* _INFORMATION PROVIDED_
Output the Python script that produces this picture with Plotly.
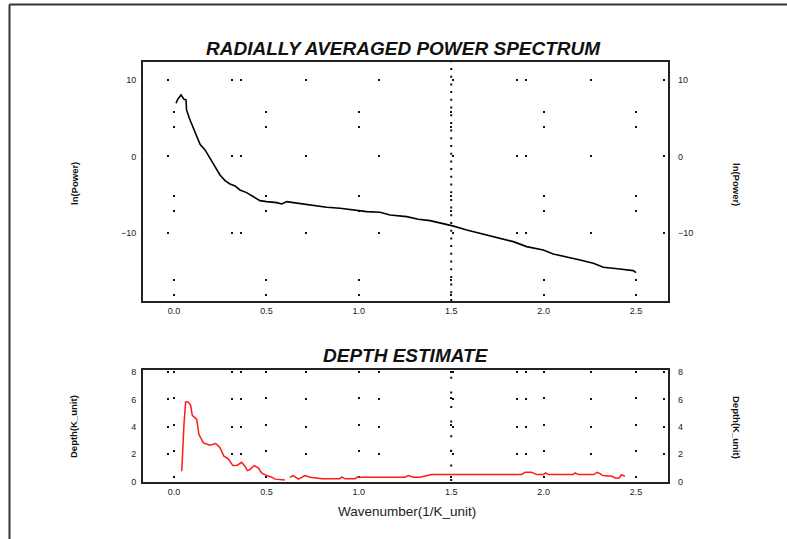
import plotly.graph_objects as go

# ---------------- data ----------------
k_power = [0.011, 0.02, 0.038, 0.054, 0.065, 0.068, 0.083, 0.105, 0.132, 0.141, 0.168,
           0.195, 0.222, 0.249, 0.276, 0.303, 0.33, 0.357, 0.393, 0.429, 0.465, 0.501,
           0.556, 0.583, 0.61, 0.646, 0.70, 0.754, 0.826, 0.898, 0.97, 1.043, 1.115,
           1.169, 1.259, 1.322, 1.385, 1.439, 1.508, 1.584, 1.656, 1.746, 1.836, 1.908,
           1.998, 2.052, 2.125, 2.197, 2.269, 2.323, 2.413, 2.485, 2.5]
ln_power = [6.95, 7.47, 8.04, 7.47, 7.4, 6.08, 4.99, 3.68, 2.16, 1.59, 0.85,
            -0.24, -1.33, -2.42, -3.16, -3.6, -3.86, -4.38, -4.73, -5.25, -5.78, -5.91,
            -6.04, -6.21, -5.91, -6.04, -6.21, -6.47, -6.64, -6.77, -6.99, -7.21, -7.29,
            -7.65, -7.87, -8.21, -8.39, -8.65, -9.08, -9.61, -10.04, -10.56, -11.14, -11.79,
            -12.22, -12.75, -13.1, -13.53, -13.96, -14.48, -14.71, -14.93, -15.19]

k_depth = [0.042, 0.047, 0.054, 0.063, 0.077, 0.09, 0.099, 0.123, 0.135, 0.159, 0.195,
           0.226, 0.249, 0.27, 0.294, 0.318, 0.343, 0.366, 0.384, 0.397, 0.411, 0.433,
           0.456, 0.474, 0.501, 0.529, 0.547, 0.60, 0.61, 0.628, 0.646, 0.673, 0.709,
           0.736, 0.80, 0.898, 0.907, 0.925, 0.98, 0.99, 1.25, 1.268, 1.295, 1.33,
           1.395, 1.88, 1.9, 1.935, 1.963, 2.0, 2.01, 2.026, 2.16, 2.17, 2.19, 2.27,
           2.29, 2.305, 2.32, 2.37, 2.387, 2.41, 2.42, 2.44]
depth = [0.76, 2.47, 4.18, 5.81, 5.81, 5.57, 4.84, 4.54, 3.44, 2.83, 2.66,
         2.78, 2.47, 1.86, 1.66, 1.17, 1.2, 1.41, 1.12, 0.8, 0.88, 1.17,
         1.0, 0.64, 0.44, 0.32, 0.18, 0.12, None, 0.32, 0.44, 0.18, 0.44,
         0.32, 0.2, 0.2, 0.34, 0.2, 0.2, 0.32, 0.32, 0.44, 0.32, 0.32,
         0.51, 0.51, 0.68, 0.68, 0.51, 0.51, 0.63, 0.51, 0.51, 0.63, 0.51, 0.51,
         0.68, 0.58, 0.44, 0.39, 0.27, 0.27, 0.51, 0.39]

x_ticks = [0.0, 0.5, 1.0, 1.5, 2.0, 2.5]
x_ticktext = ["0.0", "0.5", "1.0", "1.5", "2.0", "2.5"]
power_ticks = [-10, 0, 10]
depth_ticks = [0, 2, 4, 6, 8]
marker_k = 1.5

title_top = "RADIALLY AVERAGED POWER SPECTRUM"
title_bottom = "DEPTH ESTIMATE"
xlabel = "Wavenumber(1/K_unit)"
ylabel_top = "ln(Power)"
ylabel_bottom = "Depth(K_unit)"

# ---------------- figure ----------------
FONT = "Liberation Sans, Arial, sans-serif"
AX = "#222222"
tickfont = dict(family=FONT, size=9, color="#222")

fig = go.Figure()
fig.add_trace(go.Scatter(x=k_power, y=ln_power, mode="lines",
                         line=dict(color="black", width=1.6),
                         xaxis="x", yaxis="y", showlegend=False, hoverinfo="skip"))
fig.add_trace(go.Scatter(x=k_depth, y=depth, mode="lines", connectgaps=False,
                         line=dict(color="#ff1a1a", width=1.5),
                         xaxis="x2", yaxis="y2", showlegend=False, hoverinfo="skip"))
# right-side mirror axes (invisible helper traces)
fig.add_trace(go.Scatter(x=k_power, y=ln_power, mode="lines", opacity=0,
                         xaxis="x", yaxis="y3", showlegend=False, hoverinfo="skip"))
fig.add_trace(go.Scatter(x=k_depth, y=depth, mode="lines", opacity=0,
                         xaxis="x2", yaxis="y4", showlegend=False, hoverinfo="skip"))

xr = [-0.1677, 2.673]
yr_top = [-18.9, 12.35]
yr_bot = [-0.03, 8.15]
hgrid_dash = "0px,24px,2px,62px,2px,7px,2px,63px,2px,71px,2px,48px"

common_x = dict(range=xr, tickvals=x_ticks, ticktext=x_ticktext, showline=True,
                mirror=True, linewidth=2, linecolor=AX, ticks="", zeroline=False,
                tickfont=tickfont, showgrid=True, gridcolor="#111", gridwidth=2)
common_yl = dict(showline=True, mirror=True, linewidth=2, linecolor=AX, ticks="",
                 zeroline=False, tickfont=tickfont, showgrid=True, gridcolor="#111",
                 gridwidth=2, griddash=hgrid_dash, ticklabelstandoff=3)
common_yr = dict(side="right", showgrid=False, zeroline=False, ticks="",
                 showline=False, tickfont=tickfont, ticklabelstandoff=9)
fig.update_layout(
    width=787, height=539,
    margin=dict(l=143, r=119, t=62, b=57),
    paper_bgcolor="white", plot_bgcolor="white",
    xaxis=dict(domain=[0, 1], anchor="y", griddash="0px,49px,2px,13px,2px,18px", **common_x),
    xaxis2=dict(domain=[0, 1], anchor="y2", griddash="0px,1px,2px,23.3px", **common_x),
    yaxis=dict(domain=[0.431, 1], anchor="x", range=yr_top, tickvals=power_ticks, **common_yl),
    yaxis3=dict(overlaying="y", anchor="x", range=yr_top, tickvals=power_ticks, **common_yr),
    yaxis2=dict(domain=[0, 0.2667], anchor="x2", range=yr_bot, tickvals=depth_ticks, **common_yl),
    yaxis4=dict(overlaying="y2", anchor="x2", range=yr_bot, tickvals=depth_ticks, **common_yr),
)

# dotted marker line at wavenumber 1.5
fig.add_shape(type="line", xref="x", yref="y domain", x0=marker_k, x1=marker_k, y0=0, y1=1,
              line=dict(color="#111", width=2, dash="2px,5.7px"), layer="below")
fig.add_shape(type="line", xref="x2", yref="y2 domain", x0=marker_k, x1=marker_k, y0=0, y1=1,
              line=dict(color="#111", width=2, dash="0px,1px,2px,11.6px"), layer="below")

# outer frame (left and top edges)
fig.add_shape(type="line", xref="paper", yref="paper", x0=-0.2543, x1=-0.2543,
              y0=-0.2, y1=1.1369, line=dict(color="#333", width=2))
fig.add_shape(type="line", xref="paper", yref="paper", x0=-0.2543, x1=1.3,
              y0=1.1369, y1=1.1369, line=dict(color="#333", width=2))

tfont = dict(family=FONT, size=19, color="#111")
ann = dict(xref="paper", yref="paper", showarrow=False, xanchor="center", yanchor="middle")
fig.add_annotation(text="<b><i>" + title_top + "</i></b>", x=0.497, y=1.031, font=tfont, **ann)
fig.add_annotation(text="<b><i>" + title_bottom + "</i></b>", x=0.501, y=0.302, font=tfont, **ann)
lfont = dict(family=FONT, size=9.5, color="#111")
fig.add_annotation(text=xlabel, x=0.502, y=-0.0714,
                   font=dict(family=FONT, size=13.5, color="#222"), **ann)
fig.add_annotation(text="<b>" + ylabel_top + "</b>", x=(74 - 143) / 525, y=(482 - 184) / 420,
                   textangle=-90, font=lfont, **ann)
fig.add_annotation(text="<b>" + ylabel_top + "</b>", x=(737 - 143) / 525, y=(482 - 184) / 420,
                   textangle=90, font=lfont, **ann)
fig.add_annotation(text="<b>" + ylabel_bottom + "</b>", x=(73 - 143) / 525, y=(482 - 427) / 420,
                   textangle=-90, font=lfont, **ann)
fig.add_annotation(text="<b>" + ylabel_bottom + "</b>", x=(737 - 143) / 525, y=(482 - 427) / 420,
                   textangle=90, font=lfont, **ann)

fig.write_html("out.html")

* _WRITTEN PROBLEM_
From the top of the listing above, repeat each line exactly until you reach the line containing "import plotly.graph_objects as go", and repeat that one too. Leave the pictures out.

* _THE ANSWER_
Output the Python script that produces this picture with Plotly.
import plotly.graph_objects as go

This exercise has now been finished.